L’inspection du travail d’une antenne régionale s’attaque précisément à cette organisation du travail. Cette dernière a déposé trois plaintes pour harcèlement moral, organisationnel et managérial, pour les dossiers de Sophie, Marie et Pascal. Une demande de jonction de ces dossiers a été demandée au procureur de la République de la juridiction compétente et une quatrième plainte est en cours de rédaction. Contacté par franceinfo, ce dernier indique que ces trois plaintes sont en cours d’enquête préliminaire et ne sont pas jointes pour l’instant. L’inspection du travail indique par ailleurs que le motif de la plainte est « exactement ce pour quoi France Télécom est poursuivi ».

Après une « vague de suicides » en 2008 et 2009, l’entreprise, désormais Orange, a été érigée par les médias comme le symbole de la souffrance au travail en France. France Télécom, en tant que personne morale, son ex-PDG, Didier Lombard et six dirigeants et cadres seront jugés à la fin de l’année prochaine pour « harcèlement moral » et/ou « complicité de harcèlement moral ». Selon les syndicats et la direction, lors de ces deux années, 35 salariés ont mis fin à leur jour.

Du côté de Pôle emploi, aucun chiffre officiel n’existe sur les suicides post-fusion, mais plusieurs estimations circulent. Selon la plainte de 2014 de la CFTC et des parents d’Aurore Moësan, à l’origine de l’ouverture de l’information judiciaire contre l’entreprise, « plus de 17 suicides auraient une origine professionnelle ». Depuis, aucun décompte officiel n’a été réalisé. Un syndicaliste évoque cependant des remontées de terrain faisant état de dizaines de suicides et tentatives de suicide entre 2012 et 2013.

Cette comparaison fait « tomber de l’armoire » la direction de Pôle emploi qui refuse toute analogie et souligne qu’un suicide, bien que « dramatique », a des causes multiples. 

Pascal voit cependant des points communs aux deux entreprises.
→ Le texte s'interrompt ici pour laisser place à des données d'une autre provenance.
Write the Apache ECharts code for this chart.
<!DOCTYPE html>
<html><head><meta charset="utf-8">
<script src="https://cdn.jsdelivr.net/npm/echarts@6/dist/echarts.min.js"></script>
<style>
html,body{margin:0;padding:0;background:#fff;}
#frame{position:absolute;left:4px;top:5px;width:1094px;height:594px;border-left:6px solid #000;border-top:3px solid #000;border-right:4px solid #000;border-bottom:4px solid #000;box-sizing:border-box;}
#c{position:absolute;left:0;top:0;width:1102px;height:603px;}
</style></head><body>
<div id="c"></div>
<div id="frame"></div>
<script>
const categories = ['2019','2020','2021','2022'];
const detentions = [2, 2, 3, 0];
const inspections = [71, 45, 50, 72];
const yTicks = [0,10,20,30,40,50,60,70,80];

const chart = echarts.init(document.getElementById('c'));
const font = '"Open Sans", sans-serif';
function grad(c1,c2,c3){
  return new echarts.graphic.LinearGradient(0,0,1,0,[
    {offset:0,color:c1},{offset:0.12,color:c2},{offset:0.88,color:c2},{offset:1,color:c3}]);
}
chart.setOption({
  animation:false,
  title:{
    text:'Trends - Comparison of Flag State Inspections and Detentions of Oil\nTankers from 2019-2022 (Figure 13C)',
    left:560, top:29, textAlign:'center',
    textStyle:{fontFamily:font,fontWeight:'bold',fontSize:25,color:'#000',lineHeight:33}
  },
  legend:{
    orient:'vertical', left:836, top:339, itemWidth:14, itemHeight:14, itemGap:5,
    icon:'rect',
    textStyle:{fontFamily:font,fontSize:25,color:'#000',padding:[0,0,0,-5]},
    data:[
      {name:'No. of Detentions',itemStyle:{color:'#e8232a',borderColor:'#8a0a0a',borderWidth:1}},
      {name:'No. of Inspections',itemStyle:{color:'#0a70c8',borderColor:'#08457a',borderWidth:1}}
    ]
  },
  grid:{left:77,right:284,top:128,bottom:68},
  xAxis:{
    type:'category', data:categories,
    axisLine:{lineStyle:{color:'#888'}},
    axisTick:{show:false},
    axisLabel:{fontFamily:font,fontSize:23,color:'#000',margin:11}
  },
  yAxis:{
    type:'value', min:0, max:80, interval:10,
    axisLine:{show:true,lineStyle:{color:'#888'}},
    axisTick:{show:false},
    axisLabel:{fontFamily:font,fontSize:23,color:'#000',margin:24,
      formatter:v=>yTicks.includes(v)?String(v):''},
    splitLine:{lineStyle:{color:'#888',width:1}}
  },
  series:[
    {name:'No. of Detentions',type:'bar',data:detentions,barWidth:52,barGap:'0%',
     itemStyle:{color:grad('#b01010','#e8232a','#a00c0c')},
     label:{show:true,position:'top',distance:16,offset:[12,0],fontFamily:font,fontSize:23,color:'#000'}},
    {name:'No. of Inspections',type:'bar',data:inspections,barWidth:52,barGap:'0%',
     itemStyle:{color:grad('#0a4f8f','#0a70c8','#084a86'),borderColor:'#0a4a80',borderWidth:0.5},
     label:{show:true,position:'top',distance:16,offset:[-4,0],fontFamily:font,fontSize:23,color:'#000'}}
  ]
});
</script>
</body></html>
Il liste « la mobilité forcée, la placardisation, les brimades, les refus de formation » comme autant de réalités vécues dans les deux sociétés. « C’est la vision par le chiffre qui est commune aux deux », poursuit l’inspection du travail décidée à aller au bout de sa démarche.
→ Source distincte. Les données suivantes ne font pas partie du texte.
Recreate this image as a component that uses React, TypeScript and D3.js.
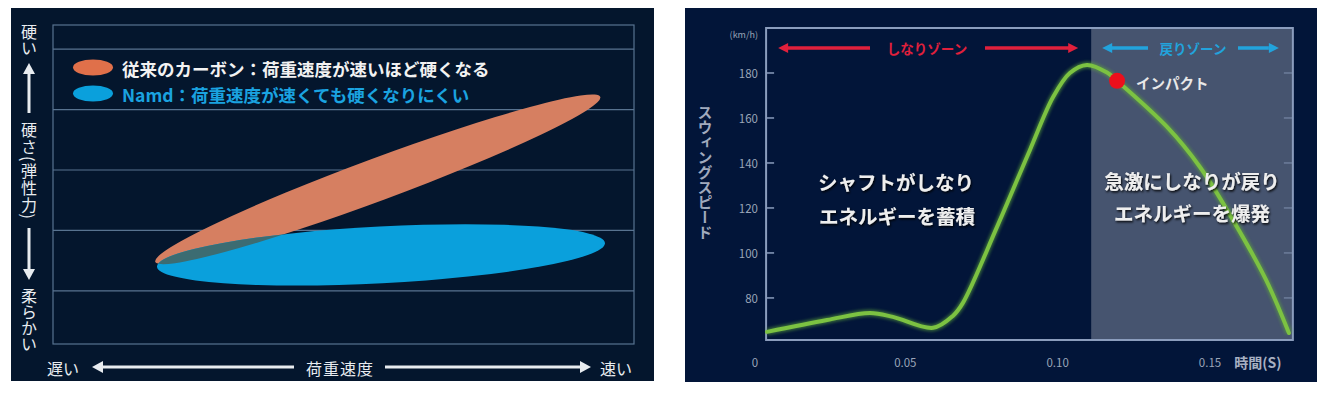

« Aujourd’hui, on peut poursuivre une entreprise pour avoir mis en place une organisation de travail pathogène, on est typiquement dans ce cadre-là, explique-t-elle. Ce qui nous intéresse, c’est la personne morale, c’est-à-dire qu’on vise la structure même de Pôle emploi même si ce sont des intermédiaires qui ont porté ce système », ajoute l’inspection du travail. Elle indique également s’être heurtée à un mur en voulant obtenir des réponses sur des cas particuliers. « L’entreprise a mis un cache sur ses yeux pour ne pas voir ce que ça implique pour ces salariés. Il y a un sentiment d’impunité totale. Ils sont tellement indéfendables qu’ils ont raison de garder le bec cloué car, sur le droit, ils vont perdre. » 

* Les prénoms ont été changés à la demande des intéressés.